The congressmen could blame the voters and the November 4 elections for their loss. McClellan could blame President Lincoln who removed him from command. Lincoln could blame the people for his loss, because the elections had hurt him badly.
Lincoln had suffered a defeat. When the final results were in from the fall elections, the important states of New York, New Jersey, Pennsylvania, Ohio, Indiana, Wisconsin and even Lincoln’s own state of Illinois had given victories to the Democrats and had repudiated Lincoln’s Republican party. The number of Democratic Congressmen had jumped from 44 to 75, and Lincoln admitted in a letter: “We have lost the elections.” Two years earlier, he had scored a victory in many of those same states.
Newspapers of the day attributed the Republicans election losses to the Emancipation Proclamation, to the slow progress of the war, and to arbitrary arrests resulting from the suspension of Habeas Corpus. Lincoln blamed it on a bad press and on the fact that many Republicans were in uniform at the battle fronts—and hence did not vote.
Almost simultaneous with the election—and having no connection with it—Lincoln fired his top field general, McClellan. The President’s patience had finally worn out.
McClellan’s slowness had become proverbial. He had been too slow on the peninsula outside Richmond the preceding spring; he had been too slow at Antietam in Maryland in September and had allowed Robert E. Lee’s army to slip away intact. Now, he was showing his old habits of delay in marching from Maryland toward Richmond.
There was still more cause for Lincoln’s impatience with McClellan. For McClellan represented the conservatives of the Federal army, and it was no secret that McClellan did not relish the principles involved in the Emancipation Proclamation. By that proclamation, the war had become one to restore the Union and to free the slave. McClellan was fighting for only one of those causes—the Union. His time had come to an end.
McClellan was in his tent near Warrenton, Va., on the cold and snowy night of November 7 when the word came. An envoy from Washington came to his tent at midnight with Gen. Ambrose Burnside.
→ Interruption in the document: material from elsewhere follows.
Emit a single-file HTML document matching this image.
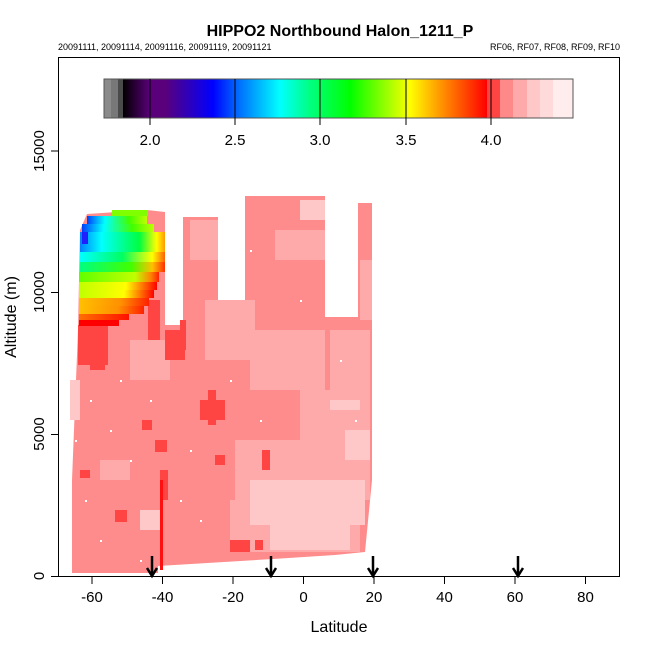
<!DOCTYPE html>
<html><head><meta charset="utf-8"><style>
html,body{margin:0;padding:0;background:#fff;}
svg{display:block;font-family:"Liberation Sans",sans-serif;}
</style></head><body>
<svg width="650" height="650" viewBox="0 0 650 650" xmlns="http://www.w3.org/2000/svg">
<defs>
<linearGradient id="cb" x1="123" x2="487" y1="0" y2="0" gradientUnits="userSpaceOnUse">
<stop offset="0" stop-color="#000000"/>
<stop offset="0.074" stop-color="#5a007a"/>
<stop offset="0.115" stop-color="#5a007a"/>
<stop offset="0.247" stop-color="#0000ff"/>
<stop offset="0.308" stop-color="#0060ff"/>
<stop offset="0.431" stop-color="#00ffff"/>
<stop offset="0.514" stop-color="#00ff80"/>
<stop offset="0.624" stop-color="#00ff00"/>
<stop offset="0.734" stop-color="#aaff00"/>
<stop offset="0.788" stop-color="#ffff00"/>
<stop offset="0.87" stop-color="#ff9900"/>
<stop offset="1" stop-color="#ff0000"/>
</linearGradient>
<linearGradient id="r1" x1="0" x2="1"><stop offset="0" stop-color="#0040ff"/><stop offset="0.3" stop-color="#00ffff"/><stop offset="0.7" stop-color="#40ff00"/><stop offset="1" stop-color="#c0ff00"/></linearGradient>
<linearGradient id="r2" x1="0" x2="1"><stop offset="0" stop-color="#0080ff"/><stop offset="0.25" stop-color="#00ffff"/><stop offset="0.7" stop-color="#00ff40"/><stop offset="0.9" stop-color="#ffff00"/><stop offset="1" stop-color="#ff9900"/></linearGradient>
<linearGradient id="r3" x1="0" x2="1"><stop offset="0" stop-color="#00ffff"/><stop offset="0.5" stop-color="#00ff60"/><stop offset="0.85" stop-color="#ffff00"/><stop offset="1" stop-color="#ff6000"/></linearGradient>
<linearGradient id="r4" x1="0" x2="1"><stop offset="0" stop-color="#00ff80"/><stop offset="0.6" stop-color="#40ff00"/><stop offset="0.85" stop-color="#ffc000"/><stop offset="1" stop-color="#ff3000"/></linearGradient>
<linearGradient id="r5" x1="0" x2="1"><stop offset="0" stop-color="#60ff00"/><stop offset="0.7" stop-color="#c0ff00"/><stop offset="0.9" stop-color="#ff8000"/><stop offset="1" stop-color="#ff2000"/></linearGradient>
<linearGradient id="r6" x1="0" x2="1"><stop offset="0" stop-color="#c0ff00"/><stop offset="0.6" stop-color="#ffff00"/><stop offset="0.85" stop-color="#ff6000"/><stop offset="1" stop-color="#ff0000"/></linearGradient>
<linearGradient id="r7" x1="0" x2="1"><stop offset="0" stop-color="#ffc000"/><stop offset="0.6" stop-color="#ff9000"/><stop offset="1" stop-color="#ff2000"/></linearGradient>
<linearGradient id="r8" x1="0" x2="1"><stop offset="0" stop-color="#ff7000"/><stop offset="1" stop-color="#ff1000"/></linearGradient>
</defs>

<text x="340" y="36" font-size="16" font-weight="bold" text-anchor="middle">HIPPO2 Northbound Halon_1211_P</text>
<text x="58" y="50" font-size="9">20091111, 20091114, 20091116, 20091119, 20091121</text>
<text x="620" y="50" font-size="9" text-anchor="end">RF06, RF07, RF08, RF09, RF10</text>

<!-- data -->
<polygon fill="#ff8c8c" points="80,230 87,214 147,210 165,212 165,325 183,325 183,217 218,217 218,324 245,324 245,196 325,196 325,317 358,317 358,203 372,203 372,480 365,552 335,555 273,559 158,566 158,573 72,573 72,480 78,330"/>
<!-- lighter patches -->
<g fill="#ffaaaa">
<rect x="190" y="220" width="28" height="40"/><rect x="205" y="300" width="50" height="60"/>
<rect x="250" y="330" width="75" height="60"/><rect x="275" y="230" width="50" height="30"/>
<rect x="300" y="390" width="70" height="60"/><rect x="330" y="330" width="40" height="70"/>
<rect x="235" y="440" width="135" height="60"/><rect x="230" y="500" width="130" height="52"/>
<rect x="130" y="340" width="40" height="40"/><rect x="100" y="460" width="30" height="20"/>
<rect x="280" y="340" width="20" height="40"/><rect x="360" y="260" width="12" height="60"/>
</g>
<g fill="#ffc8c8">
<rect x="250" y="480" width="115" height="45"/><rect x="270" y="525" width="80" height="25"/>
<rect x="300" y="200" width="25" height="20"/><rect x="345" y="430" width="25" height="30"/>
<rect x="70" y="380" width="10" height="40"/><rect x="140" y="510" width="20" height="20"/>
<rect x="330" y="400" width="30" height="10"/>
</g>
<g fill="#ff4444">
<rect x="78" y="325" width="30" height="40"/><rect x="165" y="330" width="20" height="30"/>
<rect x="90" y="350" width="15" height="20"/><rect x="200" y="400" width="25" height="20"/>
<rect x="208" y="390" width="8" height="35"/><rect x="155" y="440" width="12" height="12"/>
<rect x="115" y="510" width="12" height="12"/><rect x="230" y="540" width="20" height="12"/>
<rect x="262" y="450" width="8" height="20"/><rect x="215" y="455" width="10" height="10"/>
<rect x="80" y="470" width="10" height="8"/><rect x="160" y="470" width="8" height="30"/>
<rect x="142" y="420" width="10" height="10"/><rect x="255" y="540" width="8" height="10"/>
<rect x="148" y="300" width="12" height="40"/><rect x="180" y="320" width="6" height="30"/>
</g>
<rect x="160" y="480" width="3" height="90" fill="#ff1010"/>
<!-- colored upper-left -->
<rect x="112" y="210" width="36" height="6" fill="#80ff00"/>
<rect x="87" y="216" width="60" height="8" fill="url(#r1)"/>
<rect x="82" y="224" width="72" height="8" fill="url(#r1)"/>
<rect x="80" y="232" width="85" height="10" fill="url(#r2)"/>
<rect x="80" y="242" width="85" height="10" fill="url(#r2)"/>
<rect x="80" y="252" width="85" height="10" fill="url(#r3)"/>
<rect x="80" y="262" width="85" height="10" fill="url(#r4)"/>
<rect x="79" y="272" width="80" height="10" fill="url(#r5)"/>
<rect x="79" y="282" width="78" height="8" fill="url(#r6)"/>
<rect x="79" y="290" width="75" height="8" fill="url(#r6)"/>
<rect x="79" y="298" width="70" height="8" fill="url(#r7)"/>
<rect x="79" y="306" width="65" height="8" fill="url(#r7)"/>
<rect x="79" y="314" width="50" height="6" fill="url(#r8)"/>
<rect x="79" y="320" width="40" height="6" fill="#ff0000"/>
<rect x="82" y="232" width="6" height="12" fill="#2020ff"/>
<!-- white dots -->
<g fill="#fff">
<rect x="90" y="400" width="2" height="2"/><rect x="110" y="430" width="2" height="2"/><rect x="130" y="460" width="2" height="2"/>
<rect x="85" y="500" width="2" height="2"/><rect x="100" y="540" width="2" height="2"/><rect x="120" y="380" width="2" height="2"/>
<rect x="150" y="400" width="2" height="2"/><rect x="190" y="450" width="2" height="2"/><rect x="200" y="520" width="2" height="2"/>
<rect x="230" y="380" width="2" height="2"/><rect x="260" y="420" width="2" height="2"/><rect x="300" y="300" width="2" height="2"/>
<rect x="340" y="360" width="2" height="2"/><rect x="355" y="420" width="2" height="2"/><rect x="75" y="440" width="2" height="2"/>
<rect x="140" y="560" width="2" height="2"/><rect x="180" y="500" width="2" height="2"/><rect x="250" y="250" width="2" height="2"/>
</g>

<!-- colorbar -->
<rect x="104" y="79" width="7" height="39" fill="#8a8a8a"/>
<rect x="111" y="79" width="7" height="39" fill="#787878"/>
<rect x="118" y="79" width="5" height="39" fill="#4a4a4a"/>
<rect x="123" y="79" width="364" height="39" fill="url(#cb)"/>
<rect x="487" y="79" width="13" height="39" fill="#ff4444"/>
<rect x="500" y="79" width="13" height="39" fill="#ff8888"/>
<rect x="513" y="79" width="14" height="39" fill="#ffaaaa"/>
<rect x="527" y="79" width="13" height="39" fill="#ffc8c8"/>
<rect x="540" y="79" width="13" height="39" fill="#ffdada"/>
<rect x="553" y="79" width="20" height="39" fill="#ffecec"/>
<rect x="104" y="79" width="469" height="39" fill="none" stroke="#555" stroke-width="1"/>
<g stroke="#000" stroke-width="1">
<line x1="150" y1="79" x2="150" y2="125"/><line x1="235" y1="79" x2="235" y2="125"/>
<line x1="320" y1="79" x2="320" y2="125"/><line x1="406" y1="79" x2="406" y2="125"/>
<line x1="491" y1="79" x2="491" y2="125"/>
</g>
<g font-size="15" text-anchor="middle">
<text x="150" y="145">2.0</text><text x="235" y="145">2.5</text><text x="320" y="145">3.0</text><text x="406" y="145">3.5</text><text x="491" y="145">4.0</text>
</g>

<!-- arrows -->
<g stroke="#000" stroke-width="2.5" fill="none">
<line x1="152" y1="556" x2="152" y2="575"/><polyline points="147,568 152,576 157,568"/>
<line x1="271" y1="556" x2="271" y2="575"/><polyline points="266,568 271,576 276,568"/>
<line x1="373" y1="556" x2="373" y2="575"/><polyline points="368,568 373,576 378,568"/>
<line x1="518" y1="556" x2="518" y2="575"/><polyline points="513,568 518,576 523,568"/>
</g>

<!-- axes box -->
<rect x="58.5" y="57.5" width="561" height="519" fill="none" stroke="#000" stroke-width="1"/>
<g stroke="#000" stroke-width="1">
<line x1="92" y1="577" x2="92" y2="584"/><line x1="162.5" y1="577" x2="162.5" y2="584"/>
<line x1="233" y1="577" x2="233" y2="584"/><line x1="303.5" y1="577" x2="303.5" y2="584"/>
<line x1="374" y1="577" x2="374" y2="584"/><line x1="444.5" y1="577" x2="444.5" y2="584"/>
<line x1="515" y1="577" x2="515" y2="584"/><line x1="585.5" y1="577" x2="585.5" y2="584"/>
<line x1="51" y1="576.5" x2="58" y2="576.5"/><line x1="51" y1="434.5" x2="58" y2="434.5"/>
<line x1="51" y1="292.5" x2="58" y2="292.5"/><line x1="51" y1="151" x2="58" y2="151"/>
</g>
<g font-size="15" text-anchor="middle">
<text x="92" y="602">-60</text><text x="162.5" y="602">-40</text><text x="233" y="602">-20</text>
<text x="303.5" y="602">0</text><text x="374" y="602">20</text><text x="444.5" y="602">40</text>
<text x="515" y="602">60</text><text x="585.5" y="602">80</text>
</g>
<g font-size="15" text-anchor="middle">
<text transform="translate(44,576) rotate(-90)">0</text>
<text transform="translate(44,434) rotate(-90)">5000</text>
<text transform="translate(44,292) rotate(-90)">10000</text>
<text transform="translate(44,151) rotate(-90)">15000</text>
</g>
<text x="339" y="632" font-size="16" text-anchor="middle">Latitude</text>
<text transform="translate(16,317) rotate(-90)" font-size="16" text-anchor="middle">Altitude (m)</text>
</svg>
</body></html>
The three talked pleasantly a moment and then got down to business. The orders were given McClellan: “You will immediately turn over your command to Maj. Gen. Burnside and repair to Trenton, N. J., (McClellan’s home town) for further orders…”
Burnside had similar orders placing him in command.
Three days later, McClellan bid his troops goodbye in an emotional review in which the soldiers cheered lustily as their favorite general rode down among their ranks on his black horse. Then he rode off from his men, never to return to them.
Next week: Great Britian Stays Neutral.
New Post Office
Residents of Franklin have been struggling with a new problem for the past several days—learning to open their new post office boxes. And from the comments overheard in the post office lobby, some progress is being made but much of the mystery of the new combinations persists.
The new post office was officially opened on Monday of last week, marking the second time in the past 21 years that the Franklin Post Office has outgrown its quarters and had to be moved to a larger building.
A total of 426 post office boxes are available for patrons, an increase of 174 over the number in the former office. A shortage of boxes had existed for the past three years.